■ What you need to do
Review the material and extract every line in which the word "chart" occurs.

■ Information shown
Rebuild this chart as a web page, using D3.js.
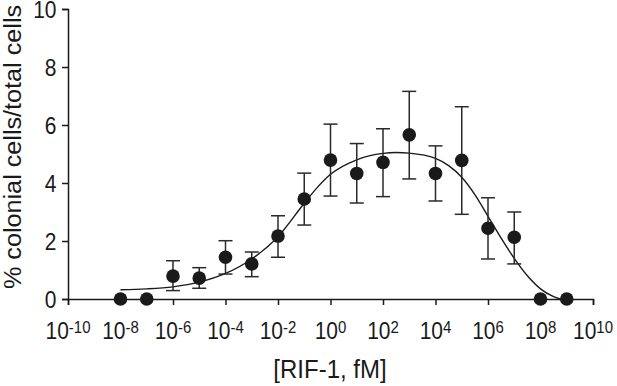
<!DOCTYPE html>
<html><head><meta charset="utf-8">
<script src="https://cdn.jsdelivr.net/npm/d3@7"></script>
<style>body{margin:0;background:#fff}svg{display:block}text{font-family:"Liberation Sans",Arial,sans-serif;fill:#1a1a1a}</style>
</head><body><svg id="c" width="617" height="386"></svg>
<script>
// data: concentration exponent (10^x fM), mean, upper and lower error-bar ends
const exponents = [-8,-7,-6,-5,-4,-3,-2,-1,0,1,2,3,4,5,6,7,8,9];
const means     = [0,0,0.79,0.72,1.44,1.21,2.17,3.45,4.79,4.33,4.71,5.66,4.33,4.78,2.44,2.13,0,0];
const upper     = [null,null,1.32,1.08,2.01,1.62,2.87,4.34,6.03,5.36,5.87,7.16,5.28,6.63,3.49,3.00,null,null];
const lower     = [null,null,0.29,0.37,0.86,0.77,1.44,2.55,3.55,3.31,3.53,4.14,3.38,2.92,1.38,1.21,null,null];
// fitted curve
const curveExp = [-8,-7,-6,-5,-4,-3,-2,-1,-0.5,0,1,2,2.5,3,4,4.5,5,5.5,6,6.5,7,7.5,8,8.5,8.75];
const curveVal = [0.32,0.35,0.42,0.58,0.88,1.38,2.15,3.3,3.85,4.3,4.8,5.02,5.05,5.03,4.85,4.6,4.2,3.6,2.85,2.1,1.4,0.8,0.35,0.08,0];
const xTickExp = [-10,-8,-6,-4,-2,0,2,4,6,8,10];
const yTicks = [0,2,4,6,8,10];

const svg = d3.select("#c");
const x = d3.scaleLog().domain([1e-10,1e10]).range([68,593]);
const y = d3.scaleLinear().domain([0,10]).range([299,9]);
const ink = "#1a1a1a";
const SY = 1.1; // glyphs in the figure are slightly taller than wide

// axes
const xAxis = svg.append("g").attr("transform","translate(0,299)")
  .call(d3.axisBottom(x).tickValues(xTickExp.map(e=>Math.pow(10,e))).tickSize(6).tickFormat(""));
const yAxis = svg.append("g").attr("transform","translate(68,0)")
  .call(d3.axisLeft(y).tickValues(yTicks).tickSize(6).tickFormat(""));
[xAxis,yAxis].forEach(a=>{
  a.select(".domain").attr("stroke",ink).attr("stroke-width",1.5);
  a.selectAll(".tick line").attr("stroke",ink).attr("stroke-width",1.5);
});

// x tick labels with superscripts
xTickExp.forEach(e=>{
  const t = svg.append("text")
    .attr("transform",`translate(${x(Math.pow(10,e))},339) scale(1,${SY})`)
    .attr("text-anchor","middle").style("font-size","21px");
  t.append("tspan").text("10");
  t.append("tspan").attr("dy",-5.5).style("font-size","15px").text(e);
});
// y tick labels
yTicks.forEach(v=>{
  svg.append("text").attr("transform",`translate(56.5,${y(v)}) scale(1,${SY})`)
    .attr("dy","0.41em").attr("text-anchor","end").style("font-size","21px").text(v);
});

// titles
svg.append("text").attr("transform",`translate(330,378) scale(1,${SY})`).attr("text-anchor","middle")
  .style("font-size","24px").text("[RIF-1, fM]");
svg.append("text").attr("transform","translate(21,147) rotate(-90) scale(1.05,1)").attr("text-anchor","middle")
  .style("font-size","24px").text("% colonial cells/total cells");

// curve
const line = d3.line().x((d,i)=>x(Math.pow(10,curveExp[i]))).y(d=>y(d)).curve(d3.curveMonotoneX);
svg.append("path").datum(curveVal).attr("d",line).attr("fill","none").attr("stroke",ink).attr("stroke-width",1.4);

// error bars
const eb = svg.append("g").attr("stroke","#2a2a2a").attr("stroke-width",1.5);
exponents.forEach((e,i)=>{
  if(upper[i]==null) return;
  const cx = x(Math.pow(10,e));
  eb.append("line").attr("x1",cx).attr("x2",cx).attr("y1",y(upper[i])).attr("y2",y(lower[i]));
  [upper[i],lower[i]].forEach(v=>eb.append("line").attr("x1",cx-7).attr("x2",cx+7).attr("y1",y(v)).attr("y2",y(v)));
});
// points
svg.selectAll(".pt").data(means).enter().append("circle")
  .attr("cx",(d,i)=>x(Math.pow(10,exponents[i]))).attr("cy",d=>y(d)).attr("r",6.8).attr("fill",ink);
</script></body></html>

...

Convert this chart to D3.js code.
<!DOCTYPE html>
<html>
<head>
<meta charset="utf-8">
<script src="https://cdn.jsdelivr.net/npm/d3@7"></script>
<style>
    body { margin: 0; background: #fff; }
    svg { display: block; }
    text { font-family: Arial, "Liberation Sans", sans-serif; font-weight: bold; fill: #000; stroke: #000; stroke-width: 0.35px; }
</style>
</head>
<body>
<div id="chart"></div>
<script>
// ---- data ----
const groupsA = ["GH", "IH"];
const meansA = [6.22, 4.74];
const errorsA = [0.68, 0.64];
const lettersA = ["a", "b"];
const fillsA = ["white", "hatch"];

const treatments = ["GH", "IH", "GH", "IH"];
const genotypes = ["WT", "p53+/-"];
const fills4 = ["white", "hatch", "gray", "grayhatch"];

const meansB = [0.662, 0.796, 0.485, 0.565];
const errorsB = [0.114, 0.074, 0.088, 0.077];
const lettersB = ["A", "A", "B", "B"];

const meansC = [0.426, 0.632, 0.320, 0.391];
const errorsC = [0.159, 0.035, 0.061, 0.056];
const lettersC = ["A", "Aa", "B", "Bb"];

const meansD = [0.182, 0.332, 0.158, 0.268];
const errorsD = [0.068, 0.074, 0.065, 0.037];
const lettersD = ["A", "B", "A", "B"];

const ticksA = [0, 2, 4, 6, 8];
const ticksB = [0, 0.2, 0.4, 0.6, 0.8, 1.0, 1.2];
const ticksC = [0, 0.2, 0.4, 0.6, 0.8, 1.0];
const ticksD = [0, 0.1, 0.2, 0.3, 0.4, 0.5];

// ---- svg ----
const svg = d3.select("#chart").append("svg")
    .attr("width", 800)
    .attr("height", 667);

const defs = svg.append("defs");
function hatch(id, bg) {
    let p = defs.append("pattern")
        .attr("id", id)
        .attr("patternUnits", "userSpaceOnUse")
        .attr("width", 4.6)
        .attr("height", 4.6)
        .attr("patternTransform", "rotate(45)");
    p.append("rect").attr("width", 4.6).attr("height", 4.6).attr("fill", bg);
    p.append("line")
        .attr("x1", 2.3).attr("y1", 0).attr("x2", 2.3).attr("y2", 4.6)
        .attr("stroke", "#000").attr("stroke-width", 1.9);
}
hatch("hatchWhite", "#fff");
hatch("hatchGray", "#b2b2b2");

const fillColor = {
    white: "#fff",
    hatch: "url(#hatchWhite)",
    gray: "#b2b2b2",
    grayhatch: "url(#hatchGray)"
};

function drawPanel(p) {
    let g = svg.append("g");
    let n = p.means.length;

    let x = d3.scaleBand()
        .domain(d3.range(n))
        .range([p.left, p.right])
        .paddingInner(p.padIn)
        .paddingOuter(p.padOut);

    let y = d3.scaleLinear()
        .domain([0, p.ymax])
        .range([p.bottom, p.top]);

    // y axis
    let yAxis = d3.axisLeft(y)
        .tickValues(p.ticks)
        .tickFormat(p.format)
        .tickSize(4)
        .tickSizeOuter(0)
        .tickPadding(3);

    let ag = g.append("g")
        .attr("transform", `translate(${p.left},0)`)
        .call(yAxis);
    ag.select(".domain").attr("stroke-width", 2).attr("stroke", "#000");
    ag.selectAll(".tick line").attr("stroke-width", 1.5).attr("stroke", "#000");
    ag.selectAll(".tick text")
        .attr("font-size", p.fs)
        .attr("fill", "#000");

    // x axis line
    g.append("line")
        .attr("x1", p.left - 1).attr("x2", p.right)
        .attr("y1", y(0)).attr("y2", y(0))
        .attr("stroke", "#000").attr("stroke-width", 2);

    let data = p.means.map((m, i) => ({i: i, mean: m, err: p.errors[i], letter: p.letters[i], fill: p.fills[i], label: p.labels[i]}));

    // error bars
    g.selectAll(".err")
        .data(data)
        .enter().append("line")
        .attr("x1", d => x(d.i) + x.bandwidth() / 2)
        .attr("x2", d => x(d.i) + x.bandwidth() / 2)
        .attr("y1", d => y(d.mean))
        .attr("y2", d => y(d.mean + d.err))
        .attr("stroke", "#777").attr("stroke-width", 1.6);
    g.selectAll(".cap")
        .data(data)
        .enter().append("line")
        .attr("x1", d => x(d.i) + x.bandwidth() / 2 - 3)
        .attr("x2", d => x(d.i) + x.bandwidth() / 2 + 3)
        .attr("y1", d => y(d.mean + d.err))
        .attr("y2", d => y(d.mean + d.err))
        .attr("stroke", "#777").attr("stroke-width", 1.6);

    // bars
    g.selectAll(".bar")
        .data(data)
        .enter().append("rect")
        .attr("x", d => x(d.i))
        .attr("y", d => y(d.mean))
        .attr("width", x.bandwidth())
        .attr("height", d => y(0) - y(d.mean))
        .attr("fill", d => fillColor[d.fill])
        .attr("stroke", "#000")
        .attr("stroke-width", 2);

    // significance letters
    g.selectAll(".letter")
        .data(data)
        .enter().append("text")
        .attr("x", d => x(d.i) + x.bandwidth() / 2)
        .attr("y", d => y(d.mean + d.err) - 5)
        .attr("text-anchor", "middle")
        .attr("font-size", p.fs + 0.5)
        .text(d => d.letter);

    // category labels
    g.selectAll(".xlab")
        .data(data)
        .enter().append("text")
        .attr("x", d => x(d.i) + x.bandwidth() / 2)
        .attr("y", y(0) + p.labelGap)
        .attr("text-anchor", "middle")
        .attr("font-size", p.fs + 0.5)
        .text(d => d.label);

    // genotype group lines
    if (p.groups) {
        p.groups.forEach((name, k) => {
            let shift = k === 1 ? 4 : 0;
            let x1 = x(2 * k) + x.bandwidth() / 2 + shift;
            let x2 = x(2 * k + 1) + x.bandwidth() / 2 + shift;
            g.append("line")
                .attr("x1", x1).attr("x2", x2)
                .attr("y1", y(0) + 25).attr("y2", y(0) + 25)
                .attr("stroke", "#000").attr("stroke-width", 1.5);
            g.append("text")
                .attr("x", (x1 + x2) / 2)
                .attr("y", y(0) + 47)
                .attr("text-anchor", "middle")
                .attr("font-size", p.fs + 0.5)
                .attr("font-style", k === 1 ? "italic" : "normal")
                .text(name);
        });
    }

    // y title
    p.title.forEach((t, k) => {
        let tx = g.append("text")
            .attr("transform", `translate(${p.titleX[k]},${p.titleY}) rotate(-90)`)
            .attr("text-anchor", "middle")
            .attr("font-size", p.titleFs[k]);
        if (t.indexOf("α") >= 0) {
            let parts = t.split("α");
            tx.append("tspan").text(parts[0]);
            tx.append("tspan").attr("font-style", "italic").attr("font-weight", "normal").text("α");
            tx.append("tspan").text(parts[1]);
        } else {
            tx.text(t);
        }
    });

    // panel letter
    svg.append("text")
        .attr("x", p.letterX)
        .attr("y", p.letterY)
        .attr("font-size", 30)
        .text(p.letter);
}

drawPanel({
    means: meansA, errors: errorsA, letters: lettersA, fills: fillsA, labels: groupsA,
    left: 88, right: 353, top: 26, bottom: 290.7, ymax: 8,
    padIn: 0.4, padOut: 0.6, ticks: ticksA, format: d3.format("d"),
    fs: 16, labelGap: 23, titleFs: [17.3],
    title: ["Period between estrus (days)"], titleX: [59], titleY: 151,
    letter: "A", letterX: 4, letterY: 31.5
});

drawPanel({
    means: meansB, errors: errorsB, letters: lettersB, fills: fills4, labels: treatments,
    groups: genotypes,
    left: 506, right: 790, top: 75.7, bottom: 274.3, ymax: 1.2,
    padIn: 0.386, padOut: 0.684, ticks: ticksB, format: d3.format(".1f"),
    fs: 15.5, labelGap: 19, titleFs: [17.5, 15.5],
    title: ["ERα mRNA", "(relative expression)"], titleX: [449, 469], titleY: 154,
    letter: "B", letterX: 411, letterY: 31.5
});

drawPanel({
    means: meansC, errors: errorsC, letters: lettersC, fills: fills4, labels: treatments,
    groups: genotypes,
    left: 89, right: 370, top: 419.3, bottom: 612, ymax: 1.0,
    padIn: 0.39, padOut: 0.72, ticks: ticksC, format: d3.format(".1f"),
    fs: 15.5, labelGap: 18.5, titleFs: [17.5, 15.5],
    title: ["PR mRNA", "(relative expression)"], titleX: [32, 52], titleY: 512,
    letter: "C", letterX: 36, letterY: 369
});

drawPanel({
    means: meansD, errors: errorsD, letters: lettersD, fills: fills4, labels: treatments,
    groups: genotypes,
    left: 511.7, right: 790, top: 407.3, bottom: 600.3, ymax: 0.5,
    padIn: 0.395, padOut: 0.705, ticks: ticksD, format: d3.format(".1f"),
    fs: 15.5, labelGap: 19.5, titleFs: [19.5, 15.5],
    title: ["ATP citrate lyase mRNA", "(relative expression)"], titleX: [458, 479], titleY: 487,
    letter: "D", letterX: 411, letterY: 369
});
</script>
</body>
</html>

■ Task response
Rebuild this chart as a web page, using D3.js.
Convert this chart to D3.js code.
<div id="chart"></div>
const svg = d3.select("#chart").append("svg")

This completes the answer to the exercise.